-- start of Data to process --

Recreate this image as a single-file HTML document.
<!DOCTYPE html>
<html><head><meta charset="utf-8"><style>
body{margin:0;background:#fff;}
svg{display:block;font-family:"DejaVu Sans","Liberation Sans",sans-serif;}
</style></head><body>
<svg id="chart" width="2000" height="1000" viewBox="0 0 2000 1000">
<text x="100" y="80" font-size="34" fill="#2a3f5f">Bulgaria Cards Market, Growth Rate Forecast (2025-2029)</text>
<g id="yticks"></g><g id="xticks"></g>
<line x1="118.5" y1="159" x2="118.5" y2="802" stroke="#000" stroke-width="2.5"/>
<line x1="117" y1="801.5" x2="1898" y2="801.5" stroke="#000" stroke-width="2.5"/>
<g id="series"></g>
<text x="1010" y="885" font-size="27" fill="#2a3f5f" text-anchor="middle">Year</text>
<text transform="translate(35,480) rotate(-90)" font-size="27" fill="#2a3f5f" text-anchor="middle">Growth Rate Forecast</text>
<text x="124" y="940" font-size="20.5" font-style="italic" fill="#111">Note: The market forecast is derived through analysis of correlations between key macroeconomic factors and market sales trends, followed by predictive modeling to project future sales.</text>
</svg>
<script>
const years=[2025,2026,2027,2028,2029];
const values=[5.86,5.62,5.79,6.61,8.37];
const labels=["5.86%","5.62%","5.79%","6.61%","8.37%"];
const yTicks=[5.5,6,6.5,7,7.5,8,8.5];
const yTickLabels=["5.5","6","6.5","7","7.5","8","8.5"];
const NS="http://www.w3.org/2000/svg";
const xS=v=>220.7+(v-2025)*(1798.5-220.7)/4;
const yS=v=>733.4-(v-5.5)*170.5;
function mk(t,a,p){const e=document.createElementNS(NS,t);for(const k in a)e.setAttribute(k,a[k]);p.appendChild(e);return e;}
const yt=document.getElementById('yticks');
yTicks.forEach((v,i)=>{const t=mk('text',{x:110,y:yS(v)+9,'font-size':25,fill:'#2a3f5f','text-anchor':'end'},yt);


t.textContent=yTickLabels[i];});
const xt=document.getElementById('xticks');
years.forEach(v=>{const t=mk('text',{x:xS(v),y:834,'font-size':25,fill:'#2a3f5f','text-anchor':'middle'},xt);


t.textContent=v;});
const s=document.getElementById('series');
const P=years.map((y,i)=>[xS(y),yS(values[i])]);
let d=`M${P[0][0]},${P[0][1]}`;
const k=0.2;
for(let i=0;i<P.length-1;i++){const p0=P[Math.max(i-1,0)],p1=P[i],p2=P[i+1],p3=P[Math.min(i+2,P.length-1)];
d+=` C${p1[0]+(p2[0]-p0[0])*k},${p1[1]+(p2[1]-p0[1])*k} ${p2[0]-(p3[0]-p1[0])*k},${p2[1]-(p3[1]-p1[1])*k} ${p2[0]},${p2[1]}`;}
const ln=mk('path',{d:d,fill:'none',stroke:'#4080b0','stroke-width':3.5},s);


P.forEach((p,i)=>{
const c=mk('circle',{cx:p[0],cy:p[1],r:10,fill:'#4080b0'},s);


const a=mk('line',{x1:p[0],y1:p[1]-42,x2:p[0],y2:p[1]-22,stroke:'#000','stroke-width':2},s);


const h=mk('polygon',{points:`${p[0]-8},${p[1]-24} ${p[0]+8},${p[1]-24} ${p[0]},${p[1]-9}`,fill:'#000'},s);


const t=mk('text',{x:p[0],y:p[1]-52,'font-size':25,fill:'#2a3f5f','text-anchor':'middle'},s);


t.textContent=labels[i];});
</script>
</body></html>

-- end of Data to process --
-- start of Data to process --

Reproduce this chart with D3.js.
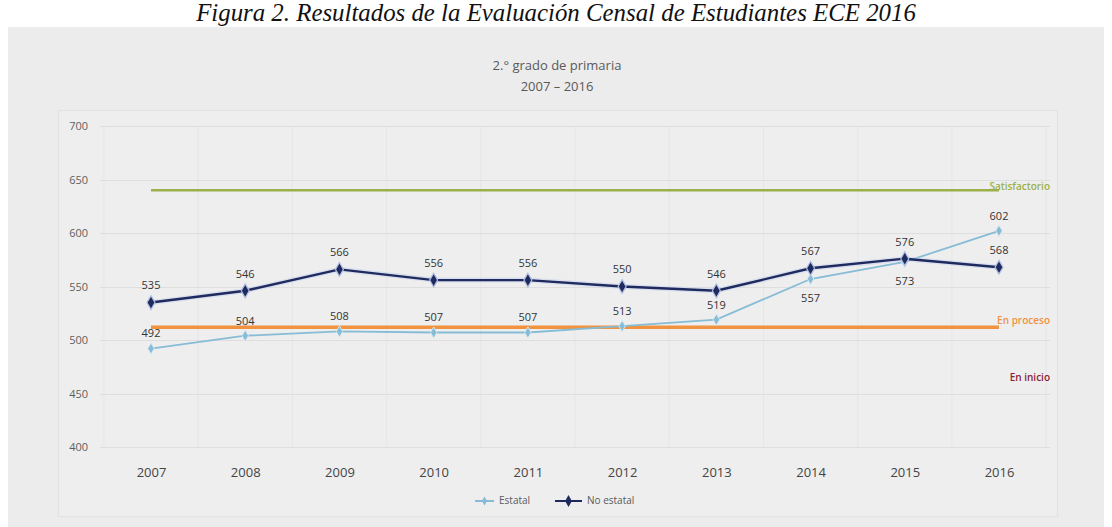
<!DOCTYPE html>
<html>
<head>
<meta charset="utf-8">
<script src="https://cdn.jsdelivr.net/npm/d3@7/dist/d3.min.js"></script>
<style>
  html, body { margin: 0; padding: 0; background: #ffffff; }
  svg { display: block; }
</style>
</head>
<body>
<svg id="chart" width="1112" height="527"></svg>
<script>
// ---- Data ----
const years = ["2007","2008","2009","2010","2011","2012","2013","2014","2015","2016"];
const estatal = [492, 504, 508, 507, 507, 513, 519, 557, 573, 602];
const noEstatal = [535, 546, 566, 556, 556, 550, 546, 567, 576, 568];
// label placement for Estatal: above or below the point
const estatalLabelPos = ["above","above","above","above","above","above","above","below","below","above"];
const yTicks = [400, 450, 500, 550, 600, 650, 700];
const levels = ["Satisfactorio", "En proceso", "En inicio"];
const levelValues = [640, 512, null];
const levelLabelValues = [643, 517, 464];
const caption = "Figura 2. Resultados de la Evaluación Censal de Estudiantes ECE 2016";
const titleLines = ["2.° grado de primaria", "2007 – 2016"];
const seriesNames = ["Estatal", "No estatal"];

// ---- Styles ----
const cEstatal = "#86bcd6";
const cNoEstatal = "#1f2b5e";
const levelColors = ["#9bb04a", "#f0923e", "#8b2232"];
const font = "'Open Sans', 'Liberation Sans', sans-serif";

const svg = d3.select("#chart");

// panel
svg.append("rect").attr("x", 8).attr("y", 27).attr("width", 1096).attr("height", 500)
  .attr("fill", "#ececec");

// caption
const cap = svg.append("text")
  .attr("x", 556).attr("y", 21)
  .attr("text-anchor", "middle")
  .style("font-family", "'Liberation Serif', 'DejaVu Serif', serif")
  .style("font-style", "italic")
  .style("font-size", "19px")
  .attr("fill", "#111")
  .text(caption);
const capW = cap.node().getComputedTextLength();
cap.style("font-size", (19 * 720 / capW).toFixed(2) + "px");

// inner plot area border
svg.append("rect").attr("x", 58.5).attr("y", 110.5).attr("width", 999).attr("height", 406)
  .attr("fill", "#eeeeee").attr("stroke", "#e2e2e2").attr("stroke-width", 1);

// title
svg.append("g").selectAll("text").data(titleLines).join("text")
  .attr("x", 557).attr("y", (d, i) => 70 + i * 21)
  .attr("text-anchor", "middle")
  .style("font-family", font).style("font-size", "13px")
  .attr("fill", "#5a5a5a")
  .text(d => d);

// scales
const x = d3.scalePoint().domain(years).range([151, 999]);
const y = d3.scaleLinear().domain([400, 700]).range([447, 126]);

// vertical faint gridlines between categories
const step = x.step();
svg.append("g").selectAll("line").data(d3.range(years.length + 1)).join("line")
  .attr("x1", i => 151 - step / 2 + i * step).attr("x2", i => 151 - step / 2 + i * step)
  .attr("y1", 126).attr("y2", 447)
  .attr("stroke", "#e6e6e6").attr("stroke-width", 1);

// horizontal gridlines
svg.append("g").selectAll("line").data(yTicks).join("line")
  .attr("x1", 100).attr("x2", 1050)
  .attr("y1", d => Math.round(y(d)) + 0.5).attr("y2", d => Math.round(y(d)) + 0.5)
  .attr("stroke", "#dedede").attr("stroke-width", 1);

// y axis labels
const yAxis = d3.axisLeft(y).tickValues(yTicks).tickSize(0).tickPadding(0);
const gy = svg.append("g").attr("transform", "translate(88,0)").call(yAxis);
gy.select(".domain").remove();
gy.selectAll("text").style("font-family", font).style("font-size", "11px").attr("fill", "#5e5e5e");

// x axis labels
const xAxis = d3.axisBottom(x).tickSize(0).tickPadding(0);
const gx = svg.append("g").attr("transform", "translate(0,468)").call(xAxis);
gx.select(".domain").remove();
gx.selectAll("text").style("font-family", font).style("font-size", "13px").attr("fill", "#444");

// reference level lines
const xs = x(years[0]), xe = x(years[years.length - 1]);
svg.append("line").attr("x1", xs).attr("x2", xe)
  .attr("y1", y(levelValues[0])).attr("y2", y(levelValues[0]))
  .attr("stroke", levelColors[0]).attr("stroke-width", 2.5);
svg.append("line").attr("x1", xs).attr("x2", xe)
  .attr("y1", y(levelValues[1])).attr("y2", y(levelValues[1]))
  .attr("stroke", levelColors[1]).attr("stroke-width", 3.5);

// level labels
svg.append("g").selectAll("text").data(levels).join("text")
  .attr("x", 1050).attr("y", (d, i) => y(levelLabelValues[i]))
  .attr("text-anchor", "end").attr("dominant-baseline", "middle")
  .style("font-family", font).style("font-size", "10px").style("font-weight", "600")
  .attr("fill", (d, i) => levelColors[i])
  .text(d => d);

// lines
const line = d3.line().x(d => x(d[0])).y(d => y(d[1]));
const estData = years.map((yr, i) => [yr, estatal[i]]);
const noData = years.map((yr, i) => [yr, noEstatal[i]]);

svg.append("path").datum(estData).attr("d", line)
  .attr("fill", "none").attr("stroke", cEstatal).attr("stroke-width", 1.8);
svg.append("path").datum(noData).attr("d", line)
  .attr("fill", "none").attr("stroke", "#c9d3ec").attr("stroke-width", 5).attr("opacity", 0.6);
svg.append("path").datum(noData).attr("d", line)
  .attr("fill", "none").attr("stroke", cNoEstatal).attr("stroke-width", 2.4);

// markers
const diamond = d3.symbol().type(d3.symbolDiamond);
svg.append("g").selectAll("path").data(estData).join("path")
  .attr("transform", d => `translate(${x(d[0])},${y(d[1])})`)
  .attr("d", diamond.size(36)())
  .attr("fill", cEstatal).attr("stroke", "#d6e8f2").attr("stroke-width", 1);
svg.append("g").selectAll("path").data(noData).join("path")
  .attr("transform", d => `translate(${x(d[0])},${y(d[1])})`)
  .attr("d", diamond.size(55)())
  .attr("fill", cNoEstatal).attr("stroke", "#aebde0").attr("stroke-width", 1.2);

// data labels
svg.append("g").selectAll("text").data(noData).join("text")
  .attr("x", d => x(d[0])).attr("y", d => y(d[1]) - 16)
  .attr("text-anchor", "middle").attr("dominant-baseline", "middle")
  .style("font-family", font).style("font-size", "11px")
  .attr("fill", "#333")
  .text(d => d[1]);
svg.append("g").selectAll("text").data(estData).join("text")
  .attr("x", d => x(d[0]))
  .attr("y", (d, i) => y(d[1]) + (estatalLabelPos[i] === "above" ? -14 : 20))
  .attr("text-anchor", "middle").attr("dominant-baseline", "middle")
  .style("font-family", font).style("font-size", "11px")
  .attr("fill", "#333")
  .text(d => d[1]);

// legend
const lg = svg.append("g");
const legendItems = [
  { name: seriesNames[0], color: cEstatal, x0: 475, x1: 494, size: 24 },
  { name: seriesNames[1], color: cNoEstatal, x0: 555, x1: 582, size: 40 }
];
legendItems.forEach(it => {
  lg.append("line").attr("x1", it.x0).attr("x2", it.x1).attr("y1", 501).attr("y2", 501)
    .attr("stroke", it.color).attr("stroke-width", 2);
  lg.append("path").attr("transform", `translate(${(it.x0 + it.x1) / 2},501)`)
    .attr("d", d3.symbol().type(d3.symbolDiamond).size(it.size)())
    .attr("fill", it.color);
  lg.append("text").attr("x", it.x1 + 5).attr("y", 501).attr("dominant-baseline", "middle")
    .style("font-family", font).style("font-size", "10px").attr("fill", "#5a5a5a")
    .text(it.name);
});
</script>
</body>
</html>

-- end of Data to process --

▶ What you have to do: Retype the lines above exactly as they appear, from the line containing "Reproduce this chart with D3.js." through the line containing "720 / capW).toFixed(2)", and leave out any pictures.

▶ Written solution:
Reproduce this chart with D3.js.
<!DOCTYPE html>
<html>
<head>
<meta charset="utf-8">
<script src="https://cdn.jsdelivr.net/npm/d3@7/dist/d3.min.js"></script>
<style>
  html, body { margin: 0; padding: 0; background: #ffffff; }
  svg { display: block; }
</style>
</head>
<body>
<svg id="chart" width="1112" height="527"></svg>
<script>
// ---- Data ----
const years = ["2007","2008","2009","2010","2011","2012","2013","2014","2015","2016"];
const estatal = [492, 504, 508, 507, 507, 513, 519, 557, 573, 602];
const noEstatal = [535, 546, 566, 556, 556, 550, 546, 567, 576, 568];
// label placement for Estatal: above or below the point
const estatalLabelPos = ["above","above","above","above","above","above","above","below","below","above"];
const yTicks = [400, 450, 500, 550, 600, 650, 700];
const levels = ["Satisfactorio", "En proceso", "En inicio"];
const levelValues = [640, 512, null];
const levelLabelValues = [643, 517, 464];
const caption = "Figura 2. Resultados de la Evaluación Censal de Estudiantes ECE 2016";
const titleLines = ["2.° grado de primaria", "2007 – 2016"];
const seriesNames = ["Estatal", "No estatal"];

// ---- Styles ----
const cEstatal = "#86bcd6";
const cNoEstatal = "#1f2b5e";
const levelColors = ["#9bb04a", "#f0923e", "#8b2232"];
const font = "'Open Sans', 'Liberation Sans', sans-serif";

const svg = d3.select("#chart");

// panel
svg.append("rect").attr("x", 8).attr("y", 27).attr("width", 1096).attr("height", 500)
  .attr("fill", "#ececec");

// caption
const cap = svg.append("text")
  .attr("x", 556).attr("y", 21)
  .attr("text-anchor", "middle")
  .style("font-family", "'Liberation Serif', 'DejaVu Serif', serif")
  .style("font-style", "italic")
  .style("font-size", "19px")
  .attr("fill", "#111")
  .text(caption);
const capW = cap.node().getComputedTextLength();
cap.style("font-size", (19 * 720 / capW).toFixed(2) + "px");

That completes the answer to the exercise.